Mais les dégâts directs des tortues vertes sont minimes. Pourtant, le système de compensation gouvernemental a tendance à se focaliser sur les dommages directs, les « manifestations du conflit les plus visibles », comme l’écrivent les auteurs dans l’article. La perception des pêcheurs est souvent rejetée car considérée comme sans fondement, les forçant par conséquent à tuer les tortues.
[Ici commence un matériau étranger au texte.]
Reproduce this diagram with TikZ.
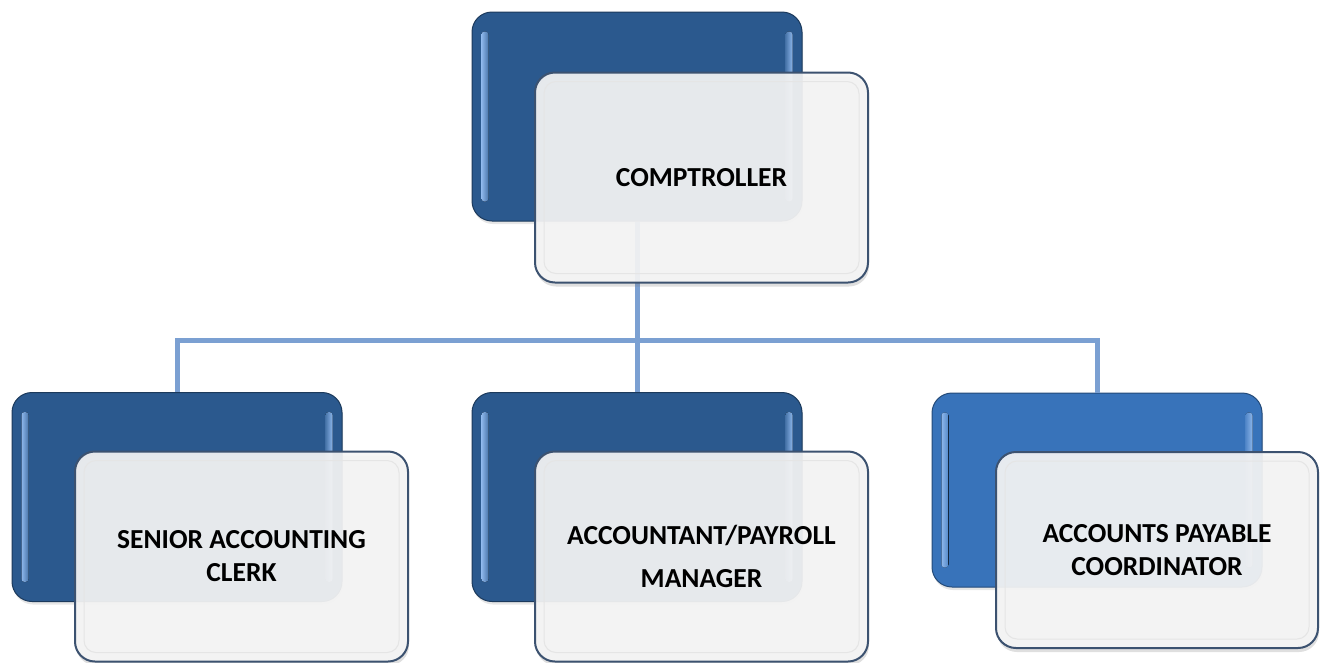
\documentclass[tikz,border=0pt]{standalone}
\usepackage{fontspec}
\setmainfont{Carlito}
\usetikzlibrary{shadows,calc}
\definecolor{darkblue}{HTML}{2B598E}
\definecolor{brightblue}{HTML}{3873BA}
\definecolor{frontfill}{HTML}{F5F5F5}
\definecolor{frontedge}{HTML}{3C5270}
\definecolor{linkblue}{HTML}{7BA0D2}
\definecolor{glosscol}{HTML}{8DB6EA}
\tikzset{
  backbox/.style={rectangle, rounded corners=20pt, draw=#1!65!black, line width=1pt,
    fill=#1,
    drop shadow={opacity=0.2, shadow xshift=1pt, shadow yshift=-3pt},
    minimum width=330pt, minimum height=209pt, inner sep=0pt},
  frontbox/.style={rectangle, rounded corners=20pt, draw=frontedge, line width=2pt,
    fill=frontfill, fill opacity=0.92, draw opacity=1, text opacity=1,
    minimum width=333pt, minimum height=210pt, inner sep=0pt,
    drop shadow={opacity=0.25, shadow xshift=1pt, shadow yshift=-4pt},
    font=\fontsize{27.5}{33}\selectfont\bfseries, align=center},
  innerline/.style={draw=black!10, line width=1pt, rounded corners=12pt},
  glossL/.style={rounded corners=3pt, left color=glosscol, right color=#1!70!glosscol, draw=none},
  glossR/.style={rounded corners=3pt, right color=glosscol, left color=#1!70!glosscol, draw=none},
  link/.style={draw=linkblue, line width=5pt}
}
\begin{document}
\begin{tikzpicture}[x=1pt,y=-1pt]
\useasboundingbox (0,0) rectangle (1320,662);
% back boxes
\node[backbox=darkblue] (b0) at (637,116.5) {};
\node[backbox=darkblue] (b1) at (177,497) {};
\node[backbox=darkblue] (b2) at (637,497) {};
\node[backbox=brightblue, minimum height=194pt] (b3) at (1097,490) {};
% gloss strips
\foreach \b/\c in {b0/darkblue,b1/darkblue,b2/darkblue,b3/brightblue}{
  \fill[glossL=\c] ($(\b.north west)+(10,20)$) rectangle ($(\b.south west)+(17,-20)$);
  \fill[glossR=\c] ($(\b.north east)+(-17,20)$) rectangle ($(\b.south east)+(-10,-20)$);
}
% connectors
\coordinate (bus) at (637,340);
\draw[link] (b0.south) -- (b0.south |- bus) -| (b1.north);
\draw[link] (b0.south |- bus) -| (b3.north);
\draw[link] (b0.south) -- (b2.north);
% front boxes
\node[frontbox] (f0) at (701.5,177.5) {COMPTROLLER};
\node[frontbox] (f1) at (241.5,556.5) {SENIOR ACCOUNTING\\CLERK};
\node[frontbox] (f2) at (701.5,556.5) {ACCOUNTANT/PAYROLL\\[10pt]MANAGER};
\node[frontbox, minimum width=322pt, minimum height=196pt] (f3) at (1157,550) {ACCOUNTS PAYABLE\\COORDINATOR};
\foreach \f in {f0,f1,f2,f3}{
  \draw[innerline] ($(\f.north west)+(10,10)$) rectangle ($(\f.south east)+(-10,-10)$);
}
\end{tikzpicture}
\end{document}
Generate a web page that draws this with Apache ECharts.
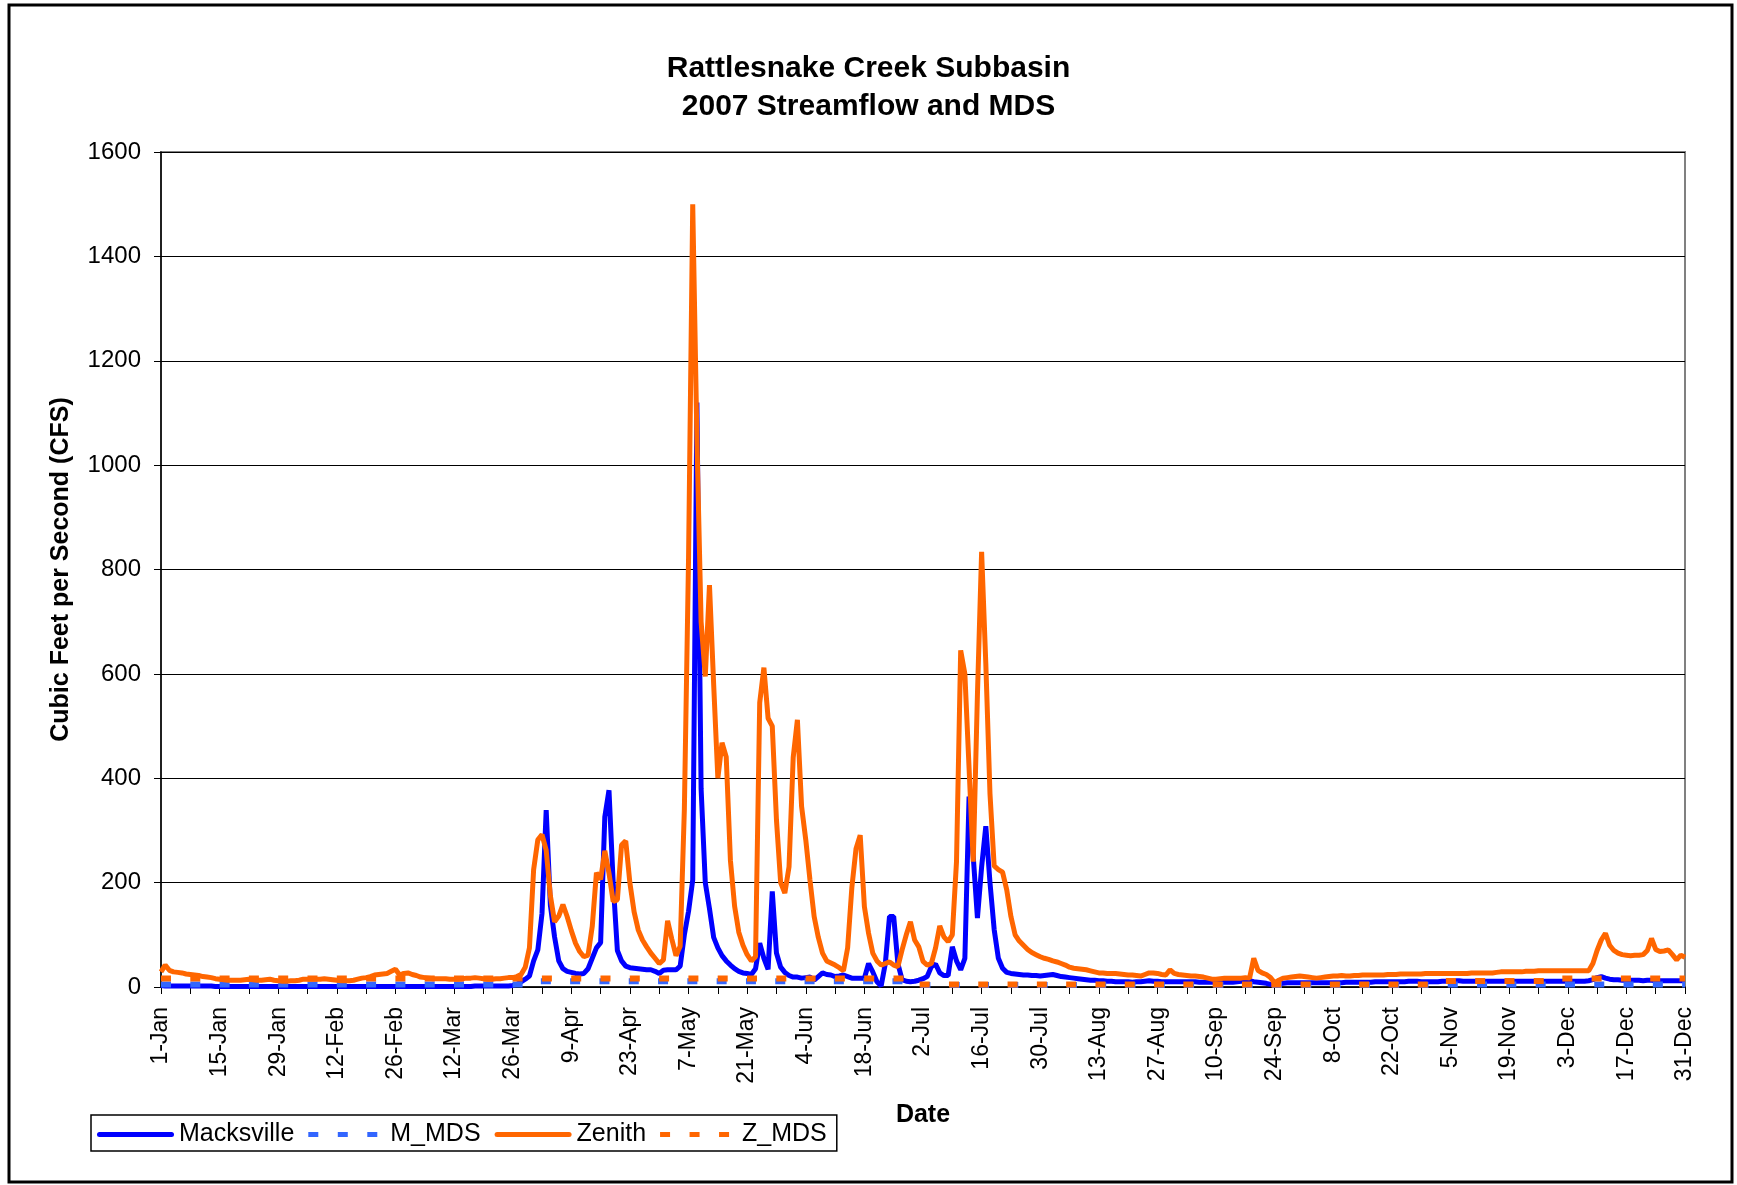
<!DOCTYPE html>
<html><head><meta charset="utf-8">
<script src="https://cdn.jsdelivr.net/npm/echarts@6/dist/echarts.min.js"></script>
<style>html,body{margin:0;padding:0;background:#fff}#c{width:1737px;height:1185px}</style>
</head><body><div id="c"></div>
<script>
const monthNames = ['Jan','Feb','Mar','Apr','May','Jun','Jul','Aug','Sep','Oct','Nov','Dec'];
const monthDays = [31,28,31,30,31,30,31,31,30,31,30,31];

// Macksville daily streamflow (CFS), by month
const mackJan = [3,2,2,2,2,2,2,2,2,2, 2,2,2,1,1,1,1,1,1,1, 1,1,1,1,1,1,1,1,1,1, 1];
const mackFeb = [1,1,1,1,1,1,1,1,1,1, 1,1,1,1,1,1,1,1,1,1, 1,1,1,1,1,1,1,1];
const mackMar = [1,1,1,1,1,1,1,1,1,1, 1,1,1,1,1,1,2,2,2,2, 2,2,2,2,2,3,5,10,15,21, 50];
const mackApr = [71,141,339,157,96,50,35,30,28,26, 25,26,35,55,75,85,326,377,200,70, 50,40,37,36,35,34,33,33,30,26];
const mackMay = [32,33,33,33,40,100,145,205,1120,380, 200,150,95,75,60,50,42,35,30,27, 26,24,35,84,55,34,183,65,38,28, 22];
const mackJun = [19,19,17,18,19,13,20,27,24,23, 20,21,23,20,17,17,17,17,45,29, 10,2,45,135,135,45,14,11,10,11];
const mackJul = [13,16,20,39,44,27,22,22,77,50, 33,55,365,250,132,230,308,200,110,55, 36,28,26,25,24,23,23,22,22,21,22];
const mackAug = [23,24,22,20,19,18,17,16,15,14, 13,13,12,12,11,11,10,10,10,10, 9,10,10,11,12,11,11,10,10,10,10];
const mackSep = [10,10,10,10,10,9,9,9,9,9, 9,9,9,9,10,11,13,12,10,9, 8,7,5,4,6,7,8,8,8,8];
const mackOct = [8,8,8,8,8,8,8,8,8,8, 9,9,9,9,9,9,9,10,10,10, 10,10,10,10,10,11,11,11,10,10, 10];
const mackNov = [10,10,11,11,11,12,12,11,11,11, 11,11,11,11,11,11,11,11,11,11, 11,11,11,11,11,11,11,11,11,11];
const mackDec = [11,11,11,11,11,11,11,12,14,18, 20,17,15,14,14,13,13,13,13,13, 12,13,13,12,12,12,12,12,12,12,12];

// Zenith daily streamflow (CFS), by month
const zenJan = [29,42,32,29,28,27,25,24,23,22, 20,19,18,16,15,14,13,13,13,13, 14,15,14,13,13,14,15,13,12,11, 11];
const zenFeb = [12,12,13,15,15,15,15,15,16,15, 14,13,12,12,12,13,15,17,18,20, 23,24,25,26,30,34,23,26];
const zenMar = [27,24,22,19,18,17,16,16,16,16, 15,15,15,16,17,17,18,17,16,15, 15,16,16,17,18,18,20,24,38,75, 225];
const zenApr = [282,292,262,175,125,136,158,135,108,84, 68,58,61,116,219,206,261,218,164,167, 272,280,199,144,109,90,77,65,55,45];
const zenMay = [52,127,92,60,78,340,820,1500,1050,700, 595,770,580,400,468,441,243,155,105,80, 62,50,58,545,612,515,500,320,200,180, 230];
const zenJun = [440,512,346,282,205,135,95,65,50,46, 42,37,31,75,190,265,291,154,103,65, 50,42,45,48,42,39,71,100,125,90];
const zenJul = [77,49,42,45,75,117,96,87,100,240, 645,600,420,240,560,834,620,370,232,225, 220,186,135,100,88,80,72,66,62,58,55];
const zenAug = [53,50,48,45,42,38,36,35,34,33, 31,29,27,27,26,26,26,25,24,23, 23,22,21,24,27,27,26,24,23,33,26];
const zenSep = [24,23,22,21,21,20,19,17,15,15, 16,17,17,17,17,17,18,17,55,32, 27,24,18,8,13,17,18,19,20,21];
const zenOct = [20,19,18,17,18,19,20,21,21,22, 21,21,22,22,23,23,23,23,23,23, 24,24,24,25,25,25,25,25,25,26, 26];
const zenNov = [26,26,26,26,26,26,26,26,26,27, 27,27,27,27,27,28,29,29,29,29, 29,29,30,30,30,31,31,31,31,31];
const zenDec = [31,31,31,31,31,31,31,31,45,70, 90,103,80,70,65,62,61,60,61,61, 62,70,93,72,68,69,71,62,52,61,57];

// Minimum desirable streamflow, one value per month
const mMdsMonthly = [5,5,5,11,11,11,4,4,4,4,5,5];
const zMdsMonthly = [16.5,16.5,16.5,16.5,16.5,16.5,5,5,5,5,11.5,16.5];

const yTicks = {min: 0, max: 1600, interval: 200};

const dates = [];
monthDays.forEach((n, m) => { for (let d = 1; d <= n; d++) dates.push(d + '-' + monthNames[m]); });
const macksville = [].concat(mackJan, mackFeb, mackMar, mackApr, mackMay, mackJun, mackJul, mackAug, mackSep, mackOct, mackNov, mackDec);
const zenith = [].concat(zenJan, zenFeb, zenMar, zenApr, zenMay, zenJun, zenJul, zenAug, zenSep, zenOct, zenNov, zenDec);
const mMds = [], zMds = [];
monthDays.forEach((n, m) => { for (let d = 0; d < n; d++) { mMds.push(mMdsMonthly[m]); zMds.push(zMdsMonthly[m]); } });

const FF = '"Liberation Sans", Arial, sans-serif';
const solidIcon = 'path://M2.5,0 H74.5 A2.5,2.5 0 0 1 74.5,5 H2.5 A2.5,2.5 0 0 1 2.5,0 Z';
const dashIcon = 'path://M0,0 h10 v5 h-10 Z M29.5,0 h10 v5 h-10 Z M59,0 h10 v5 h-10 Z M77,0 L77,5 L77,0 Z';

const chart = echarts.init(document.getElementById('c'), null, {renderer: 'canvas'});
chart.setOption({
  animation: false,
  backgroundColor: '#ffffff',
  textStyle: {fontFamily: FF},
  title: {
    text: 'Rattlesnake Creek Subbasin\n2007 Streamflow and MDS',
    left: 'center', top: 50, padding: 0,
    textStyle: {fontFamily: FF, fontSize: 30, fontWeight: 'bold', color: '#000', lineHeight: 37.5}
  },
  grid: {left: 161, right: 52, top: 152, bottom: 198, show: true, borderColor: '#808080', borderWidth: 2},
  legend: {
    left: 91, top: 1115, orient: 'horizontal',
    itemWidth: 77, itemHeight: 5, itemGap: 14,
    symbolKeepAspect: false,
    padding: [7, 10, 4, 6],
    borderColor: '#000', borderWidth: 1.5,
    textStyle: {fontFamily: FF, fontSize: 25, color: '#000'},
    data: [
      {name: 'Macksville', icon: solidIcon},
      {name: 'M_MDS', icon: dashIcon},
      {name: 'Zenith', icon: solidIcon},
      {name: 'Z_MDS', icon: dashIcon}
    ]
  },
  xAxis: {
    type: 'category', data: dates, boundaryGap: false,
    name: 'Date', nameLocation: 'middle', nameGap: 116,
    nameTextStyle: {fontFamily: FF, fontSize: 25, fontWeight: 'bold', color: '#000'},
    axisLine: {lineStyle: {color: '#000', width: 1.5}},
    axisTick: {show: true, interval: 6, length: 7, lineStyle: {color: '#000', width: 1}},
    axisLabel: {interval: 13, rotate: 90, fontSize: 23, margin: 20, color: '#000', fontFamily: FF},
    splitLine: {show: false}
  },
  yAxis: {
    type: 'value', min: yTicks.min, max: yTicks.max, interval: yTicks.interval,
    name: 'Cubic Feet per Second (CFS)', nameLocation: 'middle', nameGap: 87,
    nameTextStyle: {fontFamily: FF, fontSize: 25, fontWeight: 'bold', color: '#000'},
    axisLine: {show: true, lineStyle: {color: '#000', width: 1.5}},
    axisTick: {show: true, length: 7, lineStyle: {color: '#000', width: 1}},
    axisLabel: {fontSize: 24, margin: 20, color: '#000', fontFamily: FF, formatter: v => String(v)},
    splitLine: {show: true, lineStyle: {color: '#000', width: 1}}
  },
  graphic: [{
    type: 'rect', silent: true, z: 100,
    shape: {x: 9, y: 5, width: 1723, height: 1177},
    style: {fill: 'none', stroke: '#000', lineWidth: 3}
  }],
  series: [
    {name: 'Macksville', type: 'line', data: macksville, symbol: 'none', smooth: false,
     lineStyle: {color: '#0000FF', width: 5}, itemStyle: {color: '#0000FF'}, z: 2},
    {name: 'M_MDS', type: 'line', data: mMds, symbol: 'none',
     lineStyle: {color: '#3366FF', width: 6, type: [10, 19.3], cap: 'butt'}, itemStyle: {color: '#3366FF'}, z: 3},
    {name: 'Zenith', type: 'line', data: zenith, symbol: 'none', smooth: false,
     lineStyle: {color: '#FF6600', width: 5}, itemStyle: {color: '#FF6600'}, z: 4},
    {name: 'Z_MDS', type: 'line', data: zMds, symbol: 'none',
     lineStyle: {color: '#FF6600', width: 6, type: [10, 19.3], cap: 'butt'}, itemStyle: {color: '#FF6600'}, z: 5}
  ]
});
</script>
</body></html>
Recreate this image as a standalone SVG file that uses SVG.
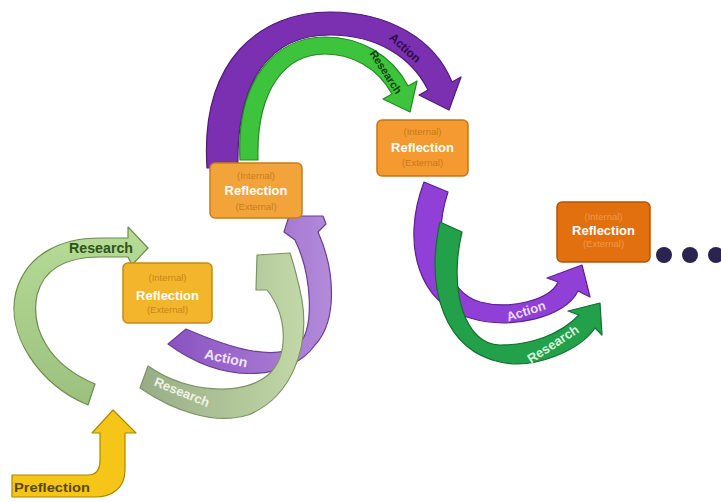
<svg xmlns="http://www.w3.org/2000/svg" width="721" height="502" viewBox="0 0 721 502">
<defs>
 <linearGradient id="gSage" x1="0" y1="0" x2="1" y2="0">
  <stop offset="0" stop-color="#98ad86"/>
  <stop offset="1" stop-color="#c3d8a7"/>
 </linearGradient>
 <linearGradient id="gPurpMid" x1="0" y1="0" x2="1" y2="0">
  <stop offset="0" stop-color="#8a52c2"/>
  <stop offset="1" stop-color="#b38ad9"/>
 </linearGradient>
 <linearGradient id="gLeaf" x1="0" y1="0" x2="0" y2="1">
  <stop offset="0" stop-color="#b6dc96"/>
  <stop offset="1" stop-color="#9cc07e"/>
 </linearGradient>
</defs>
<style>
.arr{stroke-width:1.2;stroke-linejoin:round}
.lbl{font-family:"Liberation Sans",Arial,sans-serif;font-weight:bold;text-anchor:middle;dominant-baseline:central}
.box{stroke-width:1.5}
.bt{font-family:"Liberation Sans",Arial,sans-serif;text-anchor:middle;dominant-baseline:central}
.sm{font-size:9.5px;fill:#9a5a08;fill-opacity:0.55}
.big{font-size:13px;font-weight:bold;fill:#ffffff}
</style>
<rect width="721" height="502" fill="#ffffff"/>
<g id="connectors">
 <g id="research-left">
  <path class="arr" fill="url(#gLeaf)" stroke="#6c8c4e" d="M88,405 C40,385 5,335 16,292 C26,255 60,238 100,238 L128,238 L128,227 L148,248 L132,265 L128,257 L100,257 C68,257 44,268 37,295 C30,330 50,365 95,384 Z"/>
  <text class="lbl" x="101" y="248" font-size="14" fill="#2c5418" textLength="64" lengthAdjust="spacingAndGlyphs">Research</text>
 </g>
 <g id="preflection">
  <path class="arr" fill="#f5c518" stroke="#a88a00" d="M12,475 L88,475 C96,475 100,470 100,460 L100,433 L92,433 L113,410 L136,433 L125,433 L125,470 C125,488 112,497 95,497 L12,497 Z"/>
  <text class="lbl" x="52" y="487" font-size="13" fill="#5a4800" textLength="76" lengthAdjust="spacingAndGlyphs">Preflection</text>
 </g>
 <g id="action-mid">
  <path class="arr" fill="url(#gPurpMid)" stroke="#6a3f92" d="M186,329 C230,348 275,362 298,345 C315,330 312,275 295,240 L284,232 L289,216 L323,216 L326,224 L318,232 C335,270 338,320 315,345 C292,378 228,388 168,344 Z"/>
  <text class="lbl" x="226" y="358" font-size="14" fill="#efe4fb" transform="rotate(12 226 358)">Action</text>
 </g>
 <g id="research-mid">
  <path class="arr" fill="url(#gSage)" stroke="#7d9467" d="M140,388 C175,412 215,425 248,415 C290,398 310,350 302,300 C298,280 294,265 290,253 L257,255 L256,290 L267,290 C287,315 290,355 268,375 C245,395 190,395 148,366 Z"/>
  <text class="lbl" x="182" y="392" font-size="13" fill="#eef3e4" transform="rotate(22 182 392)">Research</text>
 </g>
 <g id="action-top">
  <path class="arr" fill="#7b30b2" stroke="#4e1a78" d="M207,168 C200,60 260,12 330,12 C390,12 435,40 452,82 L461,77 L449,110 L419,95 L428,90 C412,58 378,35 330,35 C270,35 236,80 238,168 Z"/>
  <text class="lbl" x="405" y="48" font-size="12" fill="#2a0f45" transform="rotate(42 405 48)">Action</text>
 </g>
 <g id="research-top">
  <path class="arr" fill="#3ec43c" stroke="#238a22" d="M240,160 C236,80 275,37 325,37 C360,37 392,55 408,86 L417,81 L410,112 L383,99 L392,94 C378,68 352,54 325,54 C285,54 256,90 258,160 Z"/>
  <text class="lbl" x="386" y="72" font-size="11" fill="#10400f" transform="rotate(57 386 72)">Research</text>
 </g>
 <g id="action-right">
  <path class="arr" fill="#9040d6" stroke="#5e2090" d="M424,182 C400,245 420,305 470,318 C510,330 565,318 578,291 L590,297 L582,265 L547,278 L558,282 C550,300 510,310 480,302 C445,292 432,240 448,192 Z"/>
  <text class="lbl" x="526" y="311" font-size="13" fill="#eadcff" transform="rotate(-18 526 311)">Action</text>
 </g>
 <g id="research-right">
  <path class="arr" fill="#22a04a" stroke="#12702e" d="M440,222 C425,290 445,350 500,362 C535,370 580,350 595,328 L602,335 L600,303 L568,311 L579,315 C560,335 530,345 500,345 C465,345 448,290 462,232 Z"/>
  <text class="lbl" x="553" y="344" font-size="13" fill="#d9f5dc" transform="rotate(-33 553 344)">Research</text>
 </g>
</g>
<g id="node-reflection-1">
 <rect class="box" x="123" y="263" width="89" height="60" rx="5" fill="#f2b52c" stroke="#c48a16"/>
 <text class="bt sm" x="167.5" y="277">(Internal)</text>
 <text class="bt big" x="167.5" y="295">Reflection</text>
 <text class="bt sm" x="167.5" y="309">(External)</text>
</g>
<g id="node-reflection-2">
 <rect class="box" x="210" y="163" width="92" height="55" rx="5" fill="#f2a43a" stroke="#c47e1e"/>
 <text class="bt sm" x="256" y="175">(Internal)</text>
 <text class="bt big" x="256" y="190">Reflection</text>
 <text class="bt sm" x="256" y="206">(External)</text>
</g>
<g id="node-reflection-3">
 <rect class="box" x="377" y="120" width="91" height="56" rx="5" fill="#f49a30" stroke="#c4761a"/>
 <text class="bt sm" x="422.5" y="131">(Internal)</text>
 <text class="bt big" x="422.5" y="147">Reflection</text>
 <text class="bt sm" x="422.5" y="162">(External)</text>
</g>
<g id="node-reflection-4">
 <rect class="box" x="557" y="202" width="93" height="60" rx="5" fill="#e2700e" stroke="#b0560a"/>
 <text class="bt sm" x="603.5" y="216" style="fill:#f7a060;fill-opacity:0.8">(Internal)</text>
 <text class="bt big" x="603.5" y="230">Reflection</text>
 <text class="bt sm" x="603.5" y="243" style="fill:#f7a060;fill-opacity:0.8">(External)</text>
</g>
<g id="node-ellipsis" fill="#2b2350">
 <circle cx="664" cy="255" r="8"/>
 <circle cx="690" cy="255" r="8"/>
 <circle cx="716" cy="255" r="8"/>
</g>
</svg>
Les tortues vertes se sont miraculeusement bien rétablies aux Laquédives. Abandonner les programmes de conservation efficaces en aliénant les gens vivant avec elles – les parties prenantes les plus importantes dans l’affaire, et les plus affectées – serait fâcheux. Pour résoudre le problème, les gestionnaires peuvent faire en sorte que les pêcheurs se tournent vers des espèces de poissons qui ne vivent pas dans les herbiers, tant que les tortues sont près des pâturages. Ils doivent réaliser que les pêcheurs ont des idées qui peuvent être légitimes, suggèrent les auteurs, dans l’article qui sera publié dans Biological Conservation en novembre 2013.